» What the exercise asks
Return, without pictures, the lines from the start of the data through the one that contains "(m4t) -- (m4b);".

◇ ◇ ◇ ◇

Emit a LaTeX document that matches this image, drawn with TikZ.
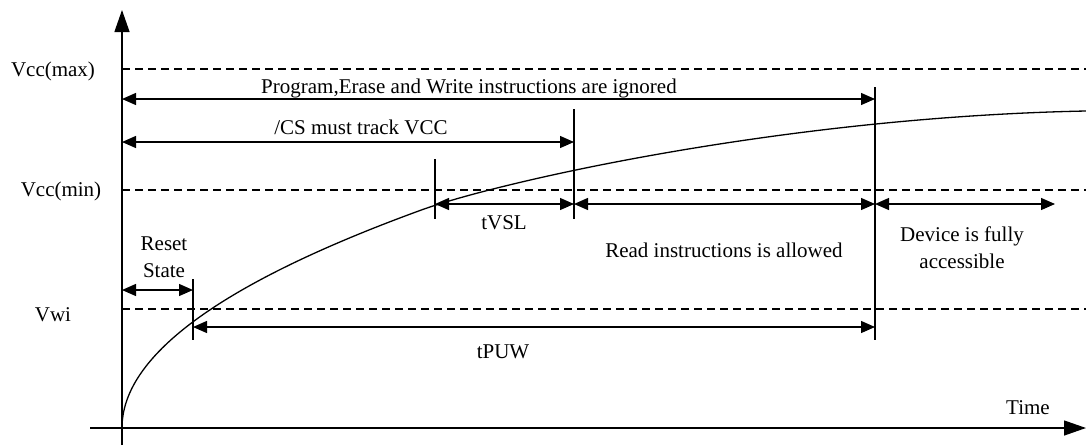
\documentclass[tikz,border=0pt]{standalone}
\usepackage{fontspec}
\setmainfont{Liberation Serif}
\usetikzlibrary{arrows.meta}
\begin{document}
\begin{tikzpicture}[x=1pt,y=-1pt,
  lbl/.style={font=\fontsize{21}{27}\selectfont, inner sep=0pt, align=center},
  ln/.style={line width=1.3pt},
  lvl/.style={line width=1.2pt, dash pattern=on 8pt off 5pt},
  tip/.style={Triangle[length=14pt,width=12pt]},
  dimarrow/.style={ln, {Triangle[length=14pt,width=12pt]}-{Triangle[length=14pt,width=12pt]}},
  axisarrow/.style={ln, -{Triangle[length=22pt,width=15pt]}}
]
\useasboundingbox (0,0) rectangle (1086,445);

% axes
\coordinate (yb) at (122,445);
\coordinate (yt) at (122,10);
\coordinate (xl) at (90,428);
\coordinate (xr) at (1086,428);
\draw[axisarrow] (yb) -- (yt);
\draw[axisarrow] (xl) -- (xr);

% level lines
\coordinate (max0) at (122,69);  \coordinate (max1) at (1086,69);
\coordinate (min0) at (122,190); \coordinate (min1) at (1086,190);
\coordinate (vwi0) at (122,309); \coordinate (vwi1) at (1086,309);
\draw[lvl] (max0) -- (max1);
\draw[lvl] (min0) -- (min1);
\draw[lvl] (vwi0) -- (vwi1);

\node[lbl] (lmax) at (53,71) {Vcc(max)};
\node[lbl] (lmin) at (61,191) {Vcc(min)};
\node[lbl] (lvwi) at (53,315) {Vwi};

% marker lines
\coordinate (m1t) at (193,279); \coordinate (m1b) at (193,340);
\coordinate (m2t) at (435,159); \coordinate (m2b) at (435,219);
\coordinate (m3t) at (574,109); \coordinate (m3b) at (574,219);
\coordinate (m4t) at (875,87);  \coordinate (m4b) at (875,340);
\draw[ln] (m1t) -- (m1b);
\draw[ln] (m2t) -- (m2b);
\draw[ln] (m3t) -- (m3b);
\draw[ln] (m4t) -- (m4b);

% curve
\draw[ln] plot[domain=0:17.32, samples=80, variable=\s, smooth] ({122+\s*\s},{428-12.6*\s})
  .. controls (502,181) and (786,117) .. (1086,111);

% dimension arrows
\coordinate (pa) at (122,99);  \coordinate (pb) at (875,99);
\coordinate (ca) at (122,142); \coordinate (cb) at (574,142);
\coordinate (ta) at (435,204); \coordinate (tb) at (574,204);
\coordinate (rb) at (875,204);
\coordinate (db) at (1055,204);
\coordinate (sa) at (122,290); \coordinate (sb) at (193,290);
\coordinate (ua) at (193,327); \coordinate (ub) at (875,327);
\draw[dimarrow] (pa) -- (pb);
\draw[dimarrow] (ca) -- (cb);
\draw[dimarrow] (ta) -- (tb);
\draw[dimarrow] (tb) -- (rb);
\draw[dimarrow] (rb) -- (db);
\draw[dimarrow] (sa) -- (sb);
\draw[dimarrow] (ua) -- (ub);

% labels
\node[lbl] (lprog) at (469,88) {Program,Erase and Write instructions are ignored};
\node[lbl] (lcs) at (361,127) {/CS must track VCC};
\node[lbl] (ltvsl) at (504,223) {tVSL};
\node[lbl] (lread) at (724,250) {Read instructions is allowed};
\node[lbl] (ldev) at (962,248) {Device is fully\\accessible};
\node[lbl] (lreset) at (164,257) {Reset\\State};
\node[lbl] (ltpuw) at (503,352) {tPUW};
\node[lbl] (ltime) at (1028,408) {Time};
\end{tikzpicture}
\end{document}
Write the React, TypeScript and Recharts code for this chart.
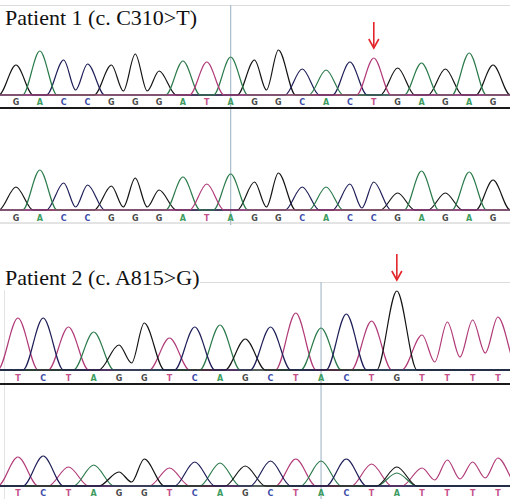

◇ ◇ ◇ ◇

» Solution to this problem
Emit a LaTeX document that matches this image, drawn with TikZ.
\documentclass[tikz,border=0pt]{standalone}
\usepackage{fontspec}
\setmainfont{Liberation Serif}
\usetikzlibrary{arrows.meta}
\begin{document}
\begin{tikzpicture}[x=1pt,y=-1pt,
  lbl/.style={font=\fontsize{21}{27}\selectfont, inner sep=0pt, align=center},
  ln/.style={line width=1.3pt},
  lvl/.style={line width=1.2pt, dash pattern=on 8pt off 5pt},
  tip/.style={Triangle[length=14pt,width=12pt]},
  dimarrow/.style={ln, {Triangle[length=14pt,width=12pt]}-{Triangle[length=14pt,width=12pt]}},
  axisarrow/.style={ln, -{Triangle[length=22pt,width=15pt]}}
]
\useasboundingbox (0,0) rectangle (1086,445);

% axes
\coordinate (yb) at (122,445);
\coordinate (yt) at (122,10);
\coordinate (xl) at (90,428);
\coordinate (xr) at (1086,428);
\draw[axisarrow] (yb) -- (yt);
\draw[axisarrow] (xl) -- (xr);

% level lines
\coordinate (max0) at (122,69);  \coordinate (max1) at (1086,69);
\coordinate (min0) at (122,190); \coordinate (min1) at (1086,190);
\coordinate (vwi0) at (122,309); \coordinate (vwi1) at (1086,309);
\draw[lvl] (max0) -- (max1);
\draw[lvl] (min0) -- (min1);
\draw[lvl] (vwi0) -- (vwi1);

\node[lbl] (lmax) at (53,71) {Vcc(max)};
\node[lbl] (lmin) at (61,191) {Vcc(min)};
\node[lbl] (lvwi) at (53,315) {Vwi};

% marker lines
\coordinate (m1t) at (193,279); \coordinate (m1b) at (193,340);
\coordinate (m2t) at (435,159); \coordinate (m2b) at (435,219);
\coordinate (m3t) at (574,109); \coordinate (m3b) at (574,219);
\coordinate (m4t) at (875,87);  \coordinate (m4b) at (875,340);
\draw[ln] (m1t) -- (m1b);
\draw[ln] (m2t) -- (m2b);
\draw[ln] (m3t) -- (m3b);
\draw[ln] (m4t) -- (m4b);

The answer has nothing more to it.